“Life is a tragedy when seen in close-up, but a comedy in long-shot.”
-Charlie Chaplin
What better way to make audience happy than make them laugh. Charlie Chaplin had done all this throughout his life with his touchstone tramp act. And it not only comedy but a mirror image or irony of human situation which he depicted in almost all of his movies.
Give me a name of any director-actor who tells you the story of emotional depth without being melodramatic for a single moment & still successfully touch the chords of your heart. Only Chaplin can do that. And that’s why he is my “the favorite”.
This is again a silent film of Chaplin. The tramp entered the circus accidently to save himself from an unwanted situation & fell in love with a beautiful daughter of the circus master. With his magic laughter he won the hearts of the audience & the girl. But here comes an antagonist in the form of new rope trick man named Rex. Girl is gullible & now she like Rex more. Charlie realized it & unites the love of girl to make her happy. The last scene leaves a long impression of internal loner whom the world known as the man who makes them laugh.

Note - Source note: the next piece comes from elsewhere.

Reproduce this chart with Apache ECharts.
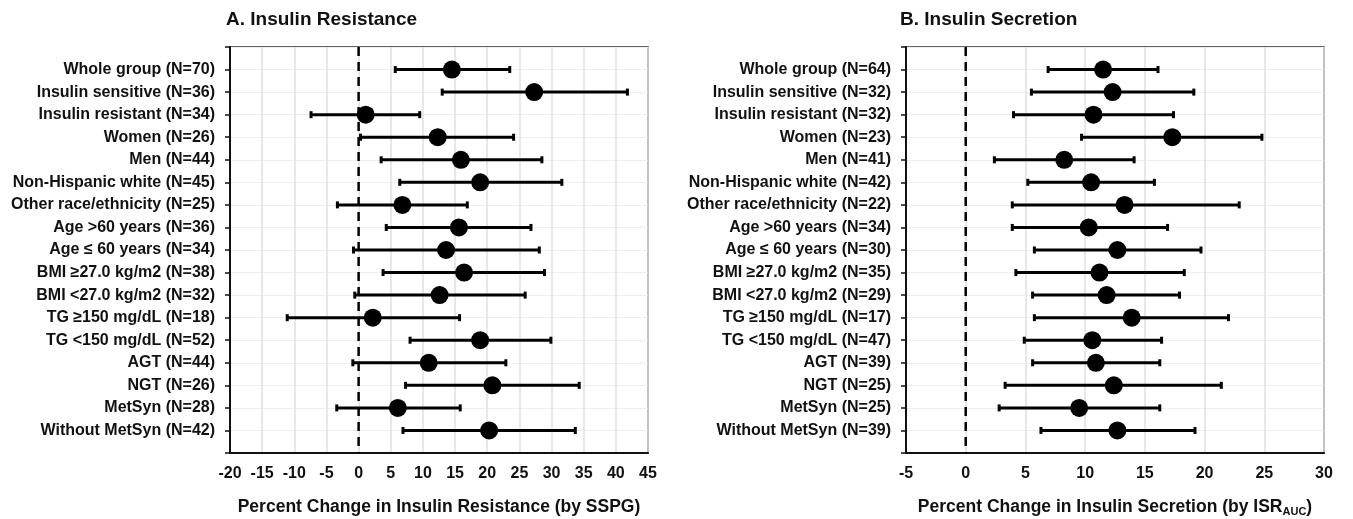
<!DOCTYPE html>
<html>
<head>
<meta charset="utf-8">
<script src="https://cdn.jsdelivr.net/npm/echarts@6/dist/echarts.min.js"></script>
<style>
  html, body { margin: 0; padding: 0; background: #fff; }
  #chart { width: 1353px; height: 519px; }
</style>
</head>
<body>
<div id="chart"></div>
<script>
// data
var groupsA = ['Whole group (N=70)', 'Insulin sensitive (N=36)', 'Insulin resistant (N=34)', 'Women (N=26)', 'Men (N=44)',
  'Non-Hispanic white (N=45)', 'Other race/ethnicity (N=25)', 'Age >60 years (N=36)', 'Age \u2264 60 years (N=34)',
  'BMI \u226527.0 kg/m2 (N=38)', 'BMI <27.0 kg/m2 (N=32)', 'TG \u2265150 mg/dL (N=18)', 'TG <150 mg/dL (N=52)',
  'AGT (N=44)', 'NGT (N=26)', 'MetSyn (N=28)', 'Without MetSyn (N=42)'];
var meanA = [14.5, 27.3, 1.1, 12.3, 15.9, 18.9, 6.8, 15.6, 13.6, 16.4, 12.6, 2.2, 18.9, 10.9, 20.8, 6.1, 20.3];
var lowA  = [5.7, 13.0, -7.4, 0.3, 3.5, 6.4, -3.3, 4.3, -0.8, 3.8, -0.6, -11.1, 8.0, -0.9, 7.3, -3.4, 6.9];
var highA = [23.5, 41.8, 9.5, 24.1, 28.5, 31.6, 16.9, 26.8, 28.1, 28.9, 25.9, 15.7, 29.9, 22.9, 34.3, 15.8, 33.7];

var groupsB = ['Whole group (N=64)', 'Insulin sensitive (N=32)', 'Insulin resistant (N=32)', 'Women (N=23)', 'Men (N=41)',
  'Non-Hispanic white (N=42)', 'Other race/ethnicity (N=22)', 'Age >60 years (N=34)', 'Age \u2264 60 years (N=30)',
  'BMI \u226527.0 kg/m2 (N=35)', 'BMI <27.0 kg/m2 (N=29)', 'TG \u2265150 mg/dL (N=17)', 'TG <150 mg/dL (N=47)',
  'AGT (N=39)', 'NGT (N=25)', 'MetSyn (N=25)', 'Without MetSyn (N=39)'];
var meanB = [11.5, 12.3, 10.7, 17.3, 8.25, 10.5, 13.3, 10.3, 12.7, 11.2, 11.8, 13.9, 10.6, 10.9, 12.4, 9.5, 12.7];
var lowB  = [6.9, 5.5, 4.0, 9.7, 2.4, 5.2, 3.9, 3.9, 5.75, 4.2, 5.6, 5.75, 4.9, 5.6, 3.3, 2.8, 6.3];
var highB = [16.1, 19.1, 17.4, 24.8, 14.1, 15.8, 22.9, 16.9, 19.7, 18.3, 17.9, 22.0, 16.4, 16.25, 21.4, 16.25, 19.2];

var myChart = echarts.init(document.getElementById('chart'));
var font = 'Liberation Sans, Arial, sans-serif';
var nRows = groupsA.length;

// rows sit at 1..17 on a 0..18 axis so there is a half step of space at each end
function barData(low, high) {
  return low.map(function (v, i) { return [v, high[i], i + 1]; });
}
function dotData(mean) {
  return mean.map(function (v, i) { return [v, i + 1]; });
}

function renderBar(params, api) {
  var lo = api.coord([api.value(0), api.value(2)]);
  var hi = api.coord([api.value(1), api.value(2)]);
  var cap = 3.5;
  var st = { stroke: '#000', lineWidth: 3 };
  return {
    type: 'group',
    children: [
      { type: 'line', shape: { x1: lo[0], y1: lo[1], x2: hi[0], y2: hi[1] }, style: st },
      { type: 'line', shape: { x1: lo[0], y1: lo[1] - cap, x2: lo[0], y2: lo[1] + cap }, style: st },
      { type: 'line', shape: { x1: hi[0], y1: hi[1] - cap, x2: hi[0], y2: hi[1] + cap }, style: st }
    ]
  };
}

function yAxisOf(gi, cats) {
  return {
    type: 'value', gridIndex: gi, min: 0, max: nRows + 1, interval: 1, inverse: true,
    axisLine: { onZero: false, lineStyle: { color: '#111', width: 2 } },
    axisTick: { length: 5, lineStyle: { color: '#111', width: 1.5 } },
    axisLabel: {
      color: '#111', fontFamily: font, fontWeight: 'bold', fontSize: 16, margin: 15,
      formatter: function (v) { return cats[v - 1] || ''; }
    },
    splitLine: { show: true, lineStyle: { color: '#efefef', width: 1 } }
  };
}

function xAxisOf(gi, min, max, name) {
  return {
    type: 'value', gridIndex: gi, min: min, max: max, interval: 5,
    name: name, nameLocation: 'middle', nameGap: 45,
    nameTextStyle: {
      color: '#111', fontFamily: font, fontWeight: 'bold', fontSize: 17.5,
      rich: {
        a: { color: '#111', fontFamily: font, fontWeight: 'bold', fontSize: 17.5 },
        sub: { color: '#111', fontFamily: font, fontWeight: 'bold', fontSize: 11, verticalAlign: 'bottom', padding: [8, 0, 0, 0] }
      }
    },
    axisLine: { onZero: false, lineStyle: { color: '#111', width: 2 } },
    axisTick: { show: false },
    axisLabel: { color: '#111', fontFamily: font, fontWeight: 'bold', fontSize: 16, margin: 13 },
    splitLine: { show: true, lineStyle: { color: '#e0e0e0', width: 1.5 } }
  };
}

var zeroA = [[0, 0], [0, nRows + 1]];
var zeroB = [[0, 0], [0, nRows + 1]];

function zeroSeries(gi, data) {
  return {
    type: 'line', xAxisIndex: gi, yAxisIndex: gi, data: data, symbol: 'none', silent: true,
    lineStyle: { color: '#000', type: [9, 6], width: 2.5 }, z: 2
  };
}

var option = {
  animation: false,
  textStyle: { fontFamily: font },
  title: [
    { text: 'A. Insulin Resistance', left: 221, top: 5, textStyle: { fontFamily: font, fontSize: 19, fontWeight: 'bold', color: '#111' } },
    { text: 'B. Insulin Secretion', left: 895, top: 5, textStyle: { fontFamily: font, fontSize: 19, fontWeight: 'bold', color: '#111' } }
  ],
  grid: [
    { left: 230, right: 705, top: 47, bottom: 66, outerBoundsMode: 'none', show: true, borderColor: '#333', borderWidth: 1.5 },
    { left: 906, right: 29, top: 47, bottom: 66, outerBoundsMode: 'none', show: true, borderColor: '#333', borderWidth: 1.5 }
  ],
  xAxis: [
    xAxisOf(0, -20, 45, 'Percent Change in Insulin Resistance (by SSPG)'),
    xAxisOf(1, -5, 30, '{a|Percent Change in Insulin Secretion (by ISR}{sub|AUC}{a|)}')
  ],
  yAxis: [yAxisOf(0, groupsA), yAxisOf(1, groupsB)],
  series: [
    zeroSeries(0, zeroA),
    { type: 'custom', xAxisIndex: 0, yAxisIndex: 0, renderItem: renderBar, data: barData(lowA, highA),
      encode: { x: [0, 1], y: 2 }, z: 3 },
    { type: 'scatter', xAxisIndex: 0, yAxisIndex: 0, data: dotData(meanA), symbolSize: 18,
      itemStyle: { color: '#000', opacity: 1 }, z: 4 },
    zeroSeries(1, zeroB),
    { type: 'custom', xAxisIndex: 1, yAxisIndex: 1, renderItem: renderBar, data: barData(lowB, highB),
      encode: { x: [0, 1], y: 2 }, z: 3 },
    { type: 'scatter', xAxisIndex: 1, yAxisIndex: 1, data: dotData(meanB), symbolSize: 18,
      itemStyle: { color: '#000', opacity: 1 }, z: 4 }
  ]
};
myChart.setOption(option);
</script>
</body>
</html>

Charlie is not a man but a miracle, a man of extraordinary capabilities & creative genius.
He is the first real screen maverick of the world cinema & he remains immortal till the cinema survives.
Sound had already come, in 1927 with greater success of ‘The Jazz Singer’ but Charlie refused to speak. Bravo! What need of speech when one could say so much with a lift of eyebrow and a shrug of a shoulder?
Timeless classics don’t require ratings of any critic.
Post Script & Copy + paste from Wikipedia about the film-
“It was nominated for the Academy Award for Best Actor and the short-lived Academy Award for Best Director of a Comedy Picture (both for Charlie Chaplin), but the Academy took Chaplin out of the running for competitive awards by giving him a Special Award "For versatility and genius in acting, writing, directing and producing The Circus," and no longer lists his nominations for Best Actor or Comedy Direction in their official list of nominees, although most unofficial lists of nominations do include him.”
One more proof of double standards of Academy from early age.